Photo credit: Education World, “Language Learning Programs are Getting Smarter”
It seems like many people are learning one or more languages these days. As someone who is learning English in the U.S. and teaching Japanese to a native English speaker, I have gained some insight into how the language learning process works. Here are a few useful concepts:
1. Know the difference
Make it clear what the main differences are between your new language and your native language (or languages, if you already know more than one). It helps to figure out what aspects of the language you need to focus on. For example, Sara Varner, a high school student who is learning Japanese, said, “pronunciation” is the most significant difference, because “there is no L, [in Japanese], and that is confusing.” (Japanese uses “R” for writing, but it usually pronounced like “L.”)

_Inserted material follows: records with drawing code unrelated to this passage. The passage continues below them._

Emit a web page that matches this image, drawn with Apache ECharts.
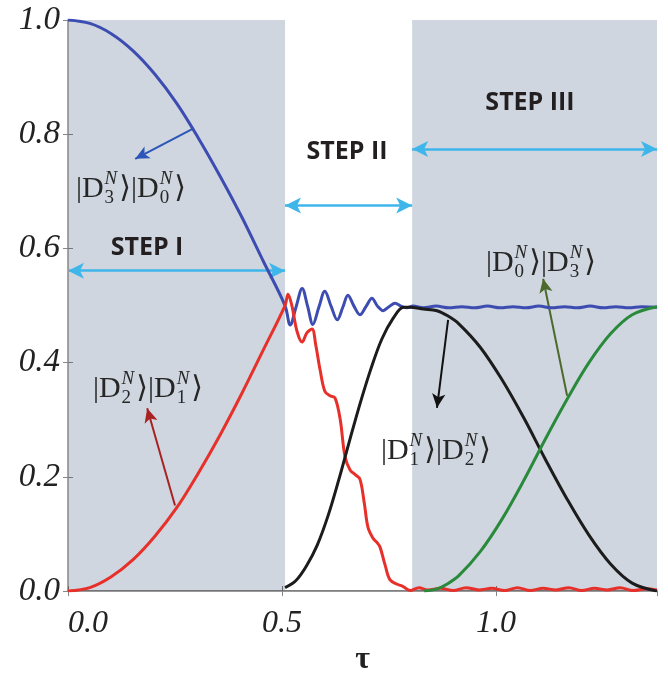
<!DOCTYPE html>
<html>
<head>
<meta charset="utf-8">
<script src="https://cdn.jsdelivr.net/npm/echarts@6/dist/echarts.min.js"></script>
<style>
	html, body { margin: 0; padding: 0; background: #fff; }
	#main { width: 668px; height: 681px; }
</style>
</head>
<body>
<div id="main"></div>
<script>
// populations vs tau
var blueCurve = [[0,1],[0.051,0.994],[0.101,0.976],[0.152,0.946],[0.203,0.905],[0.254,0.854],[0.304,0.794],[0.355,0.727],[0.406,0.655],[0.456,0.578],[0.507,0.5],
	[0.519,0.466],[0.533,0.498],[0.547,0.53],[0.56,0.498],[0.572,0.467],[0.586,0.497],[0.6,0.525],[0.615,0.498],[0.629,0.475],[0.642,0.497],[0.654,0.518],
	[0.668,0.499],[0.682,0.484],[0.696,0.498],[0.71,0.513],[0.723,0.499],[0.736,0.491],[0.75,0.498],[0.764,0.504],[0.778,0.499],[0.792,0.496],[0.806,0.499],
	[0.83,0.496],[0.86,0.499],[0.89,0.496],[0.92,0.498],[0.95,0.496],[0.98,0.499],[1.01,0.496],[1.04,0.498],[1.07,0.496],[1.1,0.499],[1.13,0.496],
	[1.16,0.498],[1.19,0.496],[1.22,0.499],[1.25,0.496],[1.28,0.498],[1.31,0.496],[1.34,0.498],[1.376,0.497]];
var redCurve = [[0,0],[0.051,0.006],[0.101,0.025],[0.152,0.055],[0.203,0.096],[0.254,0.146],[0.304,0.206],[0.355,0.273],[0.406,0.346],[0.456,0.422],[0.507,0.5],
	[0.514,0.52],[0.523,0.5],[0.535,0.455],[0.547,0.436],[0.558,0.452],[0.57,0.459],[0.579,0.43],[0.589,0.387],[0.6,0.35],[0.612,0.342],[0.624,0.338],
	[0.636,0.3],[0.647,0.236],[0.659,0.212],[0.671,0.204],[0.682,0.196],[0.692,0.155],[0.701,0.111],[0.713,0.092],[0.722,0.085],[0.729,0.077],
	[0.741,0.045],[0.752,0.02],[0.769,0.012],[0.783,0.008],[0.799,0.001],[0.82,0.006],[0.84,0.002],[0.87,0.005],[0.9,0.001],[0.93,0.006],[0.96,0.002],
	[0.99,0.005],[1.02,0.001],[1.05,0.006],[1.08,0.001],[1.11,0.005],[1.14,0.002],[1.17,0.006],[1.2,0.001],[1.23,0.005],[1.26,0.002],[1.29,0.006],
	[1.32,0.001],[1.35,0.004],[1.376,0.002]];
var blackCurve = [[0.507,0.006],[0.532,0.018],[0.557,0.044],[0.582,0.08],[0.608,0.133],[0.633,0.196],[0.658,0.264],[0.683,0.33],[0.708,0.39],[0.733,0.441],
	[0.759,0.477],[0.784,0.497],[0.799,0.497],[0.83,0.494],[0.862,0.491],[0.887,0.482],[0.913,0.468],[0.963,0.427],[1.014,0.37],[1.065,0.303],
	[1.115,0.231],[1.166,0.161],[1.217,0.098],[1.268,0.047],[1.318,0.014],[1.376,0]];
var greenCurve = [[0.832,0],[0.862,0.004],[0.887,0.013],[0.913,0.027],[0.963,0.069],[1.014,0.126],[1.065,0.194],[1.115,0.266],[1.166,0.336],
	[1.217,0.4],[1.268,0.451],[1.318,0.484],[1.376,0.498]];

var stepBounds = [0, 0.507, 0.804, 1.376];
var stepNames = ['STEP I', 'STEP II', 'STEP III'];
var stepArrowY = [0.561, 0.675, 0.774];

var myChart = echarts.init(document.getElementById('main'));

var ctx = document.createElement('canvas').getContext('2d');
function textWidth(t, font) {
	ctx.font = font;
	return ctx.measureText(t).width;
}

// |D_a^N>|D_b^N> built from pieces
function ket(cx, cy, a, b) {
	var mainFont = '30px "Liberation Serif", "DejaVu Serif", serif';
	var supFont = 'italic 19px "Liberation Serif", serif';
	var subFont = '19px "Liberation Serif", serif';
	var parts = [];
	var x = 0;
	[a, b].forEach(function(idx) {
		parts.push({ t: '|D', f: mainFont, x: x, dy: 0 });
		x += textWidth('|D', mainFont);
		parts.push({ t: 'N', f: supFont, x: x + 1, dy: -10 });
		parts.push({ t: String(idx), f: subFont, x: x + 1, dy: 9 });
		x += Math.max(textWidth('N', supFont), textWidth(String(idx), subFont)) + 3;
		parts.push({ t: '\u27E9', f: mainFont, x: x, dy: 0 });
		x += textWidth('\u27E9', mainFont);
	});
	var x0 = cx - x / 2;
	return parts.map(function(p) {
		return {
			type: 'text',
			x: x0 + p.x,
			y: cy + p.dy,
			z: 20,
			style: { text: p.t, font: p.f, fill: '#262626', textVerticalAlign: 'middle', verticalAlign: 'middle' }
		};
	});
}

function stepLabel(cx, cy, t) {
	return {
		type: 'text',
		x: cx,
		y: cy,
		z: 20,
		style: {
			text: t,
			font: 'bold 25px "Open Sans", sans-serif',
			fill: '#231f20',
			textAlign: 'center', align: 'center',
			textVerticalAlign: 'middle', verticalAlign: 'middle'
		}
	};
}

var pointers = [
	{ from: [0.29, 0.809], to: [0.157, 0.757], color: '#2c55b8' },
	{ from: [0.25, 0.15], to: [0.185, 0.32], color: '#a82222' },
	{ from: [0.888, 0.475], to: [0.862, 0.321], color: '#111111' },
	{ from: [1.166, 0.342], to: [1.11, 0.547], color: '#4b6a2c' }
];

var arrowLines = [];
for (var i = 0; i < 3; i++) {
	arrowLines.push([
		{ coord: [stepBounds[i], stepArrowY[i]], symbol: 'arrow', symbolSize: [12, 16], lineStyle: { color: '#3fb6ea', width: 2.5, type: 'solid' } },
		{ coord: [stepBounds[i + 1], stepArrowY[i]], symbol: 'arrow', symbolSize: [12, 16] }
	]);
}
pointers.forEach(function(p) {
	arrowLines.push([
		{ coord: p.from, symbol: 'none', lineStyle: { color: p.color, width: 2, type: 'solid' }, itemStyle: { color: p.color } },
		{ coord: p.to, symbol: 'arrow', symbolSize: [10, 14], itemStyle: { color: p.color } }
	]);
});

function curve(data, color) {
	return {
		type: 'line',
		data: data,
		smooth: 0.35,
		showSymbol: false,
		z: 10,
		silent: true,
		lineStyle: { color: color, width: 3 },
		itemStyle: { color: color }
	};
}

var graphics = [
	stepLabel(147, 248, stepNames[0]),
	stepLabel(347, 152, stepNames[1]),
	stepLabel(530, 103, stepNames[2])
].concat(ket(131, 189, 3, 0), ket(148, 389, 2, 1), ket(436, 451, 1, 2), ket(541, 263, 0, 3));

var option = {
	animation: false,
	grid: { left: 68, right: 11, top: 20, bottom: 76 },
	xAxis: [{
		type: 'value',
		min: 0, max: 1.376, interval: 0.5,
		z: 5,
		name: '\u03C4',
		nameLocation: 'middle',
		nameGap: 40,
		nameTextStyle: { fontFamily: 'Liberation Serif', fontWeight: 'bold', fontSize: 32, color: '#222' },
		axisLine: { onZero: false, lineStyle: { color: '#555', width: 1.5 } },
		axisTick: { inside: true, length: 5, lineStyle: { color: '#666' } },
		splitLine: { show: false },
		axisLabel: {
			showMaxLabel: false,
			alignMinLabel: 'left',
			margin: 16,
			fontFamily: 'Liberation Serif', fontStyle: 'italic', fontSize: 32, color: '#222',
			formatter: function(v) { return v.toFixed(1); }
		}
	}, {
		type: 'value', position: 'top',
		min: 0, max: 1.376, interval: 0.5,
		z: 5,
		axisLine: { show: true, lineStyle: { color: '#999', width: 1 } },
		axisTick: { inside: true, length: 5, lineStyle: { color: '#888' } },
		axisLabel: { show: false },
		splitLine: { show: false }
	}],
	yAxis: [{
		type: 'value',
		min: 0, max: 1, interval: 0.2,
		z: 5,
		axisLine: { show: true, onZero: false, lineStyle: { color: '#888', width: 1.5 } },
		axisTick: { show: true, inside: true, length: 5, lineStyle: { color: '#777' } },
		splitLine: { show: false },
		axisLabel: {
			margin: 8,
			fontFamily: 'Liberation Serif', fontStyle: 'italic', fontSize: 33, color: '#222',
			formatter: function(v) { return v.toFixed(1); }
		}
	}, {
		type: 'value', position: 'right',
		min: 0, max: 1, interval: 0.2,
		z: 5,
		axisLine: { show: true, lineStyle: { color: '#999', width: 1 } },
		axisTick: { show: true, inside: true, length: 5, lineStyle: { color: '#888' } },
		axisLabel: { show: false },
		splitLine: { show: false }
	}],
	series: [
		{
			type: 'line',
			data: [],
			z: 1,
			silent: true,
			markArea: {
				silent: true,
				itemStyle: { color: '#cfd6df' },
				data: [
					[{ xAxis: stepBounds[0] }, { xAxis: stepBounds[1] }],
					[{ xAxis: stepBounds[2] }, { xAxis: stepBounds[3] }]
				]
			}
		},
		curve(blueCurve, '#3d4cb0'),
		curve(redCurve, '#e8302b'),
		curve(blackCurve, '#1c1c1c'),
		curve(greenCurve, '#2a8a3c'),
		{
			type: 'line',
			data: [],
			z: 12,
			silent: true,
			markLine: {
				silent: true,
				animation: false,
				label: { show: false },
				emphasis: { disabled: true },
				data: arrowLines
			}
		}
	],
	graphic: graphics
};
myChart.setOption(option);
</script>
</body>
</html>
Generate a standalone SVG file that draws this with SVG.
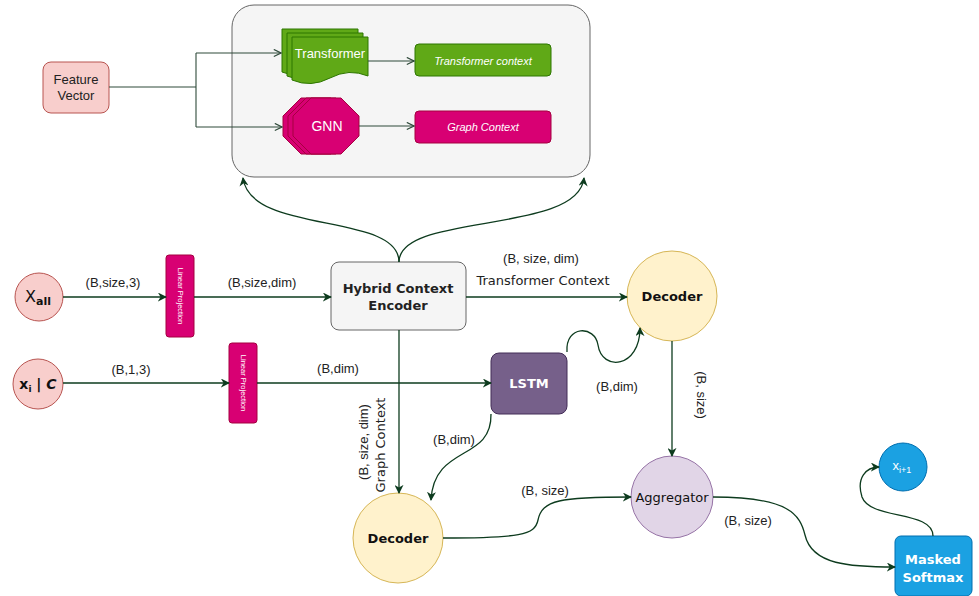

2. Make a routine for practice
Schedule a regular time in your day for language learning. The time doesn’t have to be a substantial length; even 5 minutes per day helps you to maintain what you have learned so far. Also, if you set a shorter time goal, it will be easier to start your routine. The important thing is to make sure you have a specific time for studying.
3. Evaluate your work once a week
Keep track of what you have done each week so you can figure out what you have to focus on the next week. It will let you recognize your strengths and weaknesses as you progress. Besides, keeping a record of your learning helps you feel more confident, especially when you start to become overwhelmed by all of the things you need to master.
4. Find things you can enjoy with the new language
Language learning is not always memorizing vocabulary and grammar rules. It can take many forms. For example, listening to music in another language provides fun opportunities to learn general pronunciations of words and some colloquial expressions. You may find helpful YouTube channels that let you want to learn the language more. For example, I found Bilingirl Chika interesting. That channel taught me useful phrases and American culture which I couldn’t learn by studying at school.
5. Get help from native or more advanced speakers / writers
This is the best way to get used to using the language once you’ve learned its general rules. It also lets you get a better feel for the culture(s) in which the language is spoken.
6. Have a goal that keeps you motivated
Being an enthusiastic learner is hard when some concepts in the new language are entirely new to you. Also, if you keep studying in the same way, you may soon lose your interest as things become difficult. Determining a “big picture” goal for why you want to learn the language and how you want to use it in the future can help. Recalling this goal can help you feel refreshed and reawaken your excitement for learning the language. For instance, Sara said that her dream is “traveling [to Japan], learning the whole culture and history, everything like that.” Doesn’t it sound exciting? Imagine this goal as clearly as possible so you can enjoy the learning process.
In conclusion, the most important part of learning a new language is developing a routine that keeps you motivated every day. Since the writer doesn’t know all the languages in the world, everything above will not necessarily fit all possible situations. Please make adjustments so they will meet with your case. I hope your language learning goes well!